>>>>

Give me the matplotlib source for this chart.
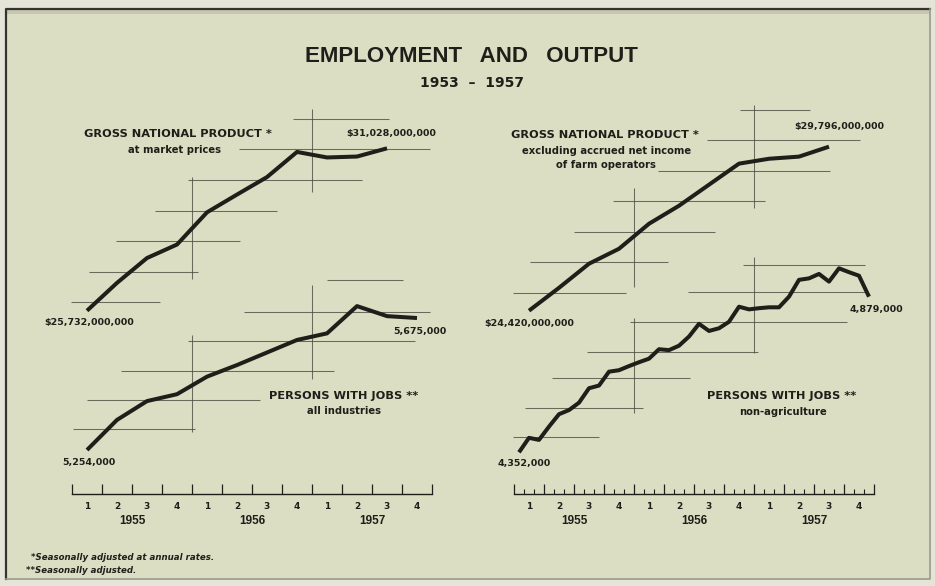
import numpy as np
import matplotlib.pyplot as plt
from matplotlib.patches import Rectangle
from matplotlib.lines import Line2D

W, H = 935, 586

# --------------------------------------------------------------
# Data (GNP in billions of dollars, persons in thousands)
# --------------------------------------------------------------
quarter_labels = ["1", "2", "3", "4"] * 3
year_labels = ["1955", "1956", "1957"]

gnp_market = [25.732, 26.64, 27.45, 27.89, 28.94, 29.52, 30.09, 30.91,
              30.73, 30.76, 31.028]
gnp_nonfarm = [24.42, 25.17, 25.96, 26.45, 27.27, 27.86, 28.55, 29.24,
               29.40, 29.47, 29.796]
jobs_all = [5254, 5350, 5410, 5432, 5488, 5525, 5565, 5605,
            5626, 5713, 5681, 5675]
jobs_nonag = [4352, 4401, 4394, 4439, 4481, 4495, 4520, 4569, 4578, 4625, 4630, 4644,
              4657, 4669, 4701, 4698, 4713, 4744, 4787, 4763, 4772, 4794, 4845, 4836,
              4840, 4843, 4843, 4879, 4936, 4941, 4956, 4930, 4975, 4962, 4950, 4879]

# reference crosshairs: (level, from quarter, to quarter) and (quarter, from level, to level)
gnp_market_h = [(26, -0.03, 2.93), (27, 0.58, 4.21), (28, 1.47, 5.6), (29, 2.77, 6.84),
                (30, 3.86, 9.66), (31, 5.57, 11.93), (32, 7.36, 10.58)]
gnp_market_v = [(4, 26.75, 30.1), (8, 29.6, 32.3)]
gnp_nonfarm_h = [(25, -0.02, 3.73), (26, 0.53, 5.14), (27, 2.0, 6.7), (28, 3.31, 8.37),
                 (29, 4.81, 10.53), (30, 6.42, 11.53), (31, 7.53, 9.87)]
gnp_nonfarm_v = [(4, 25.19, 28.43), (8, 27.78, 31.16)]
jobs_all_h = [(5320, 0.02, 4.1), (5413, 0.49, 6.27), (5506, 1.63, 8.73),
              (5602, 3.88, 11.43), (5695, 5.74, 11.93), (5796, 8.49, 11.04)]
jobs_all_v = [(4, 5312, 5621), (8, 5480, 5780)]
jobs_nonag_h = [(4405, -0.02, 2.84), (4503, 0.37, 4.31), (4605, 1.26, 5.87),
                (4693, 2.44, 8.14), (4794, 3.87, 11.09), (4894, 5.81, 11.76),
                (4986, 7.64, 11.7)]
jobs_nonag_v = [(4, 4484, 4806), (8, 4687, 5014)]

# --------------------------------------------------------------
# Style
# --------------------------------------------------------------
BG = "#dcdec3"
INK = "#1f1f1a"
GRID = "#4d4d42"
QPX = 30.0          # pixels per quarter
LEFT_X0, RIGHT_X0 = 72, 514
AXIS_Y = 493.5

fig = plt.figure(figsize=(W / 100, H / 100), dpi=100)
fig.patch.set_facecolor("#e4e4d8")


def fx(px):
    return px / W


def fy(py):
    return 1 - py / H


# scanned page frame: dark left/top edge, faint right/bottom edge
fig.patches.append(Rectangle((fx(6), fy(579)), 924 / W, 570 / H,
                             transform=fig.transFigure, facecolor=BG,
                             edgecolor="none", zorder=-3))
fig.patches.append(Rectangle((fx(7), fy(14)), 922 / W, 4 / H,
                             transform=fig.transFigure, facecolor="#c6c6b3",
                             edgecolor="none", zorder=-2))
fig.lines.append(Line2D([fx(6), fx(6), fx(930)], [fy(579), fy(9), fy(9)],
                        transform=fig.transFigure, color="#34342d", lw=1.6))
fig.lines.append(Line2D([fx(930), fx(930), fx(6)], [fy(9), fy(579), fy(579)],
                        transform=fig.transFigure, color="#9a9a8c", lw=1.2))


def overlay(x0, ref_val, ref_px, ppu):
    ax = fig.add_axes([0, 0, 1, 1])
    ax.set_xlim(-x0 / QPX, (W - x0) / QPX)
    ax.set_ylim(ref_val - (H - ref_px) / ppu, ref_val + ref_px / ppu)
    ax.axis("off")
    ax.patch.set_alpha(0)
    return ax


def draw_series(ax, x, vals, hgrid, vgrid):
    lv, a, b = zip(*hgrid)
    ax.hlines(lv, a, b, color=GRID, lw=0.75, alpha=0.8)
    qv, lo, hi = zip(*vgrid)
    ax.vlines(qv, lo, hi, color=GRID, lw=0.75, alpha=0.8)
    ax.plot(x, vals, color=INK, lw=2.9, solid_capstyle="butt",
            solid_joinstyle="round", zorder=3)


def value_label(ax, x, y, text, dx, dy):
    ax.annotate(text, (x, y), xytext=(dx, -dy), textcoords="offset pixels",
                ha="center", va="center", fontsize=6.8, fontweight="bold",
                color=INK, family="DejaVu Sans")


qx = np.arange(12) + 0.5
mx = (np.arange(36) + 0.5) / 3

# left: GNP at market prices and persons with jobs, all industries
ax_g1 = overlay(LEFT_X0, 25.732, 310.7, 30.66)
draw_series(ax_g1, qx[:len(gnp_market)], gnp_market, gnp_market_h, gnp_market_v)
value_label(ax_g1, qx[0], gnp_market[0], f"${gnp_market[0] * 1e9:,.0f}", 2, 12)
value_label(ax_g1, qx[len(gnp_market) - 1], gnp_market[-1],
            f"${gnp_market[-1] * 1e9:,.0f}", 4, -15)

ax_j1 = overlay(LEFT_X0, 5254, 450.0, 0.3135)
draw_series(ax_j1, qx, jobs_all, jobs_all_h, jobs_all_v)
value_label(ax_j1, qx[0], jobs_all[0], f"{jobs_all[0] * 1000:,}", 2, 13)
value_label(ax_j1, qx[-1], jobs_all[-1], f"{jobs_all[-1] * 1000:,}", 3, 13)

# right: GNP excluding farm income and persons with jobs, non-agriculture
ax_g2 = overlay(RIGHT_X0, 24.42, 310.7, 30.51)
draw_series(ax_g2, qx[:len(gnp_nonfarm)], gnp_nonfarm, gnp_nonfarm_h, gnp_nonfarm_v)
value_label(ax_g2, qx[0], gnp_nonfarm[0], f"${gnp_nonfarm[0] * 1e9:,.0f}", 0, 13)
value_label(ax_g2, qx[len(gnp_nonfarm) - 1], gnp_nonfarm[-1],
            f"${gnp_nonfarm[-1] * 1e9:,.0f}", 10, -20)

ax_j2 = overlay(RIGHT_X0, 4352, 452.3, 0.2953)
draw_series(ax_j2, mx, jobs_nonag, jobs_nonag_h, jobs_nonag_v)
value_label(ax_j2, mx[0], jobs_nonag[0], f"{jobs_nonag[0] * 1000:,}", 5, 11)
value_label(ax_j2, mx[-1], jobs_nonag[-1], f"{jobs_nonag[-1] * 1000:,}", 7, 13)


# time axes
def time_axis(x0, monthly):
    ax = fig.add_axes([fx(x0), fy(AXIS_Y), fx(12 * QPX), 14 / H])
    ax.set_xlim(0, 12)
    ax.set_ylim(0, 1)
    ax.patch.set_alpha(0)
    for s in ["top", "left", "right"]:
        ax.spines[s].set_visible(False)
    ax.spines["bottom"].set_linewidth(1.0)
    ax.spines["bottom"].set_color(INK)
    ax.set_yticks([])
    ax.set_xticks(np.arange(13))
    ax.set_xticklabels([])
    ax.tick_params(axis="x", direction="in", length=7, width=0.9, color=INK)
    if monthly:
        ax.set_xticks(np.arange(37) / 3, minor=True)
        ax.tick_params(axis="x", which="minor", direction="in", length=3.5,
                       width=0.8, color=INK)
    for i, lab in enumerate(quarter_labels):
        ax.text(i + 0.5, -13 / 14, lab, ha="center", va="center",
                fontsize=6.5, fontweight="bold", color=INK, family="DejaVu Sans")
    for i, lab in enumerate(year_labels):
        ax.text(4 * i + 2, -27 / 14, lab, ha="center", va="center",
                fontsize=8.5, fontweight="bold", color=INK, family="Liberation Sans")
    return ax


time_axis(LEFT_X0, False)
time_axis(RIGHT_X0, True)

# titles and series names
fig.text(fx(471), fy(57), "EMPLOYMENT   AND   OUTPUT", ha="center", va="center",
         fontsize=16, fontweight="bold", color=INK, family="Liberation Sans")
fig.text(fx(472), fy(83), "1953  –  1957", ha="center", va="center",
         fontsize=10, fontweight="bold", color=INK, family="DejaVu Sans")

lab = dict(ha="center", va="center", color=INK, family="DejaVu Sans", fontweight="bold")
fig.text(fx(178), fy(134), "GROSS NATIONAL PRODUCT *", fontsize=8.2, **lab)
fig.text(fx(175), fy(150), "at market prices", fontsize=7.2, **lab)
fig.text(fx(605), fy(135), "GROSS NATIONAL PRODUCT *", fontsize=8.2, **lab)
fig.text(fx(607), fy(150.5), "excluding accrued net income", fontsize=7.2, **lab)
fig.text(fx(606), fy(165), "of farm operators", fontsize=7.2, **lab)
fig.text(fx(344), fy(396), "PERSONS WITH JOBS **", fontsize=8.2, **lab)
fig.text(fx(344), fy(411), "all industries", fontsize=7.2, **lab)
fig.text(fx(782), fy(396), "PERSONS WITH JOBS **", fontsize=8.2, **lab)
fig.text(fx(783), fy(412), "non-agriculture", fontsize=7.2, **lab)

# footnotes
foot = dict(ha="left", va="center", color=INK, family="DejaVu Sans",
            fontweight="bold", style="italic", fontsize=6.2)
fig.text(fx(31), fy(558), "*Seasonally adjusted at annual rates.", **foot)
fig.text(fx(26), fy(570.5), "**Seasonally adjusted.", **foot)

fig.savefig("out.png", dpi=100, facecolor=fig.get_facecolor())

<<<<

**What you will do**
Without any pictures, reproduce the lines from the first one in the material through the line that has "4962, 4950, 4879]", exactly as they appear.

**Solution for this exercise**
Give me the matplotlib source for this chart.
import numpy as np
import matplotlib.pyplot as plt
from matplotlib.patches import Rectangle
from matplotlib.lines import Line2D

W, H = 935, 586

# --------------------------------------------------------------
# Data (GNP in billions of dollars, persons in thousands)
# --------------------------------------------------------------
quarter_labels = ["1", "2", "3", "4"] * 3
year_labels = ["1955", "1956", "1957"]

gnp_market = [25.732, 26.64, 27.45, 27.89, 28.94, 29.52, 30.09, 30.91,
              30.73, 30.76, 31.028]
gnp_nonfarm = [24.42, 25.17, 25.96, 26.45, 27.27, 27.86, 28.55, 29.24,
               29.40, 29.47, 29.796]
jobs_all = [5254, 5350, 5410, 5432, 5488, 5525, 5565, 5605,
            5626, 5713, 5681, 5675]
jobs_nonag = [4352, 4401, 4394, 4439, 4481, 4495, 4520, 4569, 4578, 4625, 4630, 4644,
              4657, 4669, 4701, 4698, 4713, 4744, 4787, 4763, 4772, 4794, 4845, 4836,
              4840, 4843, 4843, 4879, 4936, 4941, 4956, 4930, 4975, 4962, 4950, 4879]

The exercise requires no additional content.